WebmasterWorld Senior Member keyplyr is a WebmasterWorld Top Contributor of All Time 10+ Year Member Top Contributors Of The Month

joined:Sept 26, 2001
posts:12913
votes: 893


From a webmaster point of view, we like to know:
• who is accessing our digital properties
• why you want it
• what you plan to do with it
• why we should allow your bot to do this.
Basically, will it benefit our interests as site owners.

So an appropriate UA might be:
Burf Search Engine; +https://example.com/info.html
or
BurfBot/1.0; +https://example.com/info.html

Where the info.html is an accessible page on your server than explains the above mentioned points.

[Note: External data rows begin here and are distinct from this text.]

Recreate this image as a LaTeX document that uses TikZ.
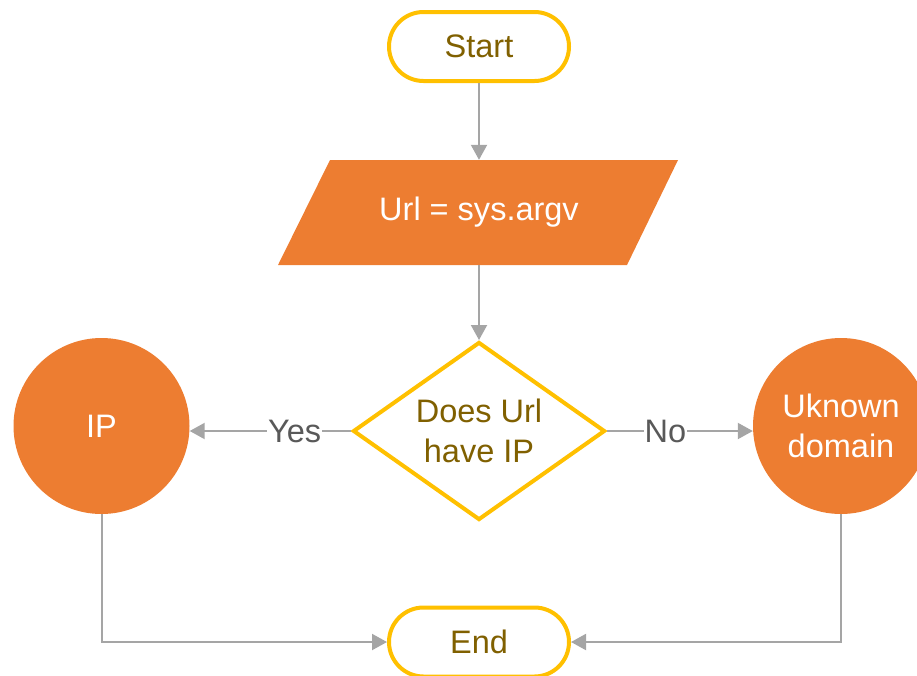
\documentclass[tikz,border=0pt]{standalone}
\usepackage{fontspec}
\setmainfont{Liberation Sans}
\usetikzlibrary{arrows.meta,shapes.geometric}
\definecolor{accorange}{HTML}{ED7D31}
\definecolor{accyellow}{HTML}{FFC000}
\definecolor{goldtext}{HTML}{806000}
\definecolor{connector}{HTML}{A5A5A5}
\definecolor{labeltext}{HTML}{595959}
\tikzset{
  terminal/.style={rectangle, rounded corners=34.5pt, draw=accyellow, line width=4pt, fill=white,
    minimum width=180pt, minimum height=69pt, text=goldtext, inner sep=0pt},
  decision/.style={diamond, aspect=1.416, draw=accyellow, line width=4pt, fill=white, text=goldtext,
    minimum width=252pt, minimum height=178pt, inner sep=0pt, align=center},
  outcome/.style={circle, fill=accorange, text=white, minimum size=176pt, inner sep=0pt, align=center},
  iobox/.style={rectangle, text=white, minimum width=350pt, minimum height=105pt, inner sep=0pt},
  conn/.style={draw=connector, line width=2pt, -{Triangle[length=15pt,width=16pt]}},
  edgelabel/.style={fill=white, text=labeltext, inner sep=1pt},
  every node/.style={font=\fontsize{32.5}{40}\selectfont}
}
\begin{document}
\begin{tikzpicture}[x=1pt, y=-1pt]
\useasboundingbox (0,0) rectangle (917,675);
% nodes
\node[terminal] (start) at (479,46.5) {Start};
\fill[accorange] (330,160) -- (678,160) -- (627,265) -- (278,265) -- cycle;
\node[iobox] (input) at (479,212.5) {Url = sys.argv};
\node[decision] (dec) at (479,431) {Does Url\\have IP};
\node[outcome] (ip) at (101.5,426) {IP};
\node[outcome] (unk) at (841,426) {Uknown\\domain};
\node[terminal] (end) at (479,642) {End};
% connectors
\draw[conn] (start.south) -- (input.north);
\draw[conn] (input.south) -- (dec.north);
\draw[conn] (dec.west) -- node[edgelabel, pos=0.35] (yes) {Yes} (dec.west -| ip.east);
\draw[conn] (dec.east) -- node[edgelabel, pos=0.4] (no) {No} (dec.east -| unk.west);
\draw[conn] (ip.south) |- (end.west);
\draw[conn] (unk.south) |- (end.east);
\end{tikzpicture}
\end{document}
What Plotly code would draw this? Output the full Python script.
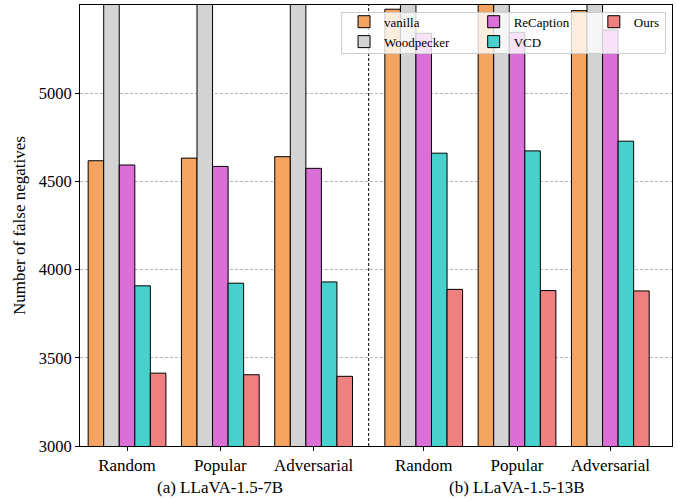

Requesting & supporting robots.txt is always a plus :)
8:18 am on Mar 27, 2018 (gmt 0)

New User

10+ Year Member

joined:Oct 29, 2005
posts: 37
votes: 1


That's really useful information mate, I will put that on the list todo as I think that will also get more people visiting the site to find out more.
11:50 pm on Mar 27, 2018 (gmt 0)

Preferred Member

Top Contributors Of The Month

joined:Mar 25, 2018
posts:500
votes: 101


Also, make your crawler to respect the robots.txt file.
6:08 am on Mar 29, 2018 (gmt 0)

New User

10+ Year Member

joined:Oct 29, 2005
posts: 37
votes: 1


Yeah that's also on my list to do, I think that may take me a little while to work out.
6:22 pm on Mar 29, 2018 (gmt 0)

Senior Member from US 

WebmasterWorld Senior Member lucy24 is a WebmasterWorld Top Contributor of All Time 5+ Year Member Top Contributors Of The Month

joined:Apr 9, 2011
posts:15705
votes: 812


Is it just me or ...

Does the conjunction of “burf” and “returning from” lead to unfortunate mental images?

I guess it’s just me.
9:53 am on Oct 17, 2018 (gmt 0)

Senior Member from US 

WebmasterWorld Senior Member keyplyr is a WebmasterWorld Top Contributor of All Time 10+ Year Member Top Contributors Of The Month

joined:Sept 26, 2001
posts:12913
votes: 893


If you have to ask, it probably is ;)

...and any derived humor is overwritten by the disgusting imagery.
12:24 pm on Oct 17, 2018 (gmt 0)

New User

10+ Year Member

joined:Oct 29, 2005
posts: 37
votes: 1


I think that's the urban dictionary definition for it mate.

On an update of [Burf.co ], I actually started using the common crawl index
3:42 pm on Oct 17, 2018 (gmt 0)

Senior Member

WebmasterWorld Senior Member 10+ Year Member Top Contributors Of The Month

joined:Sept 25, 2005
posts:2091
votes: 370


Ahh, the nostalgia of "Submit site".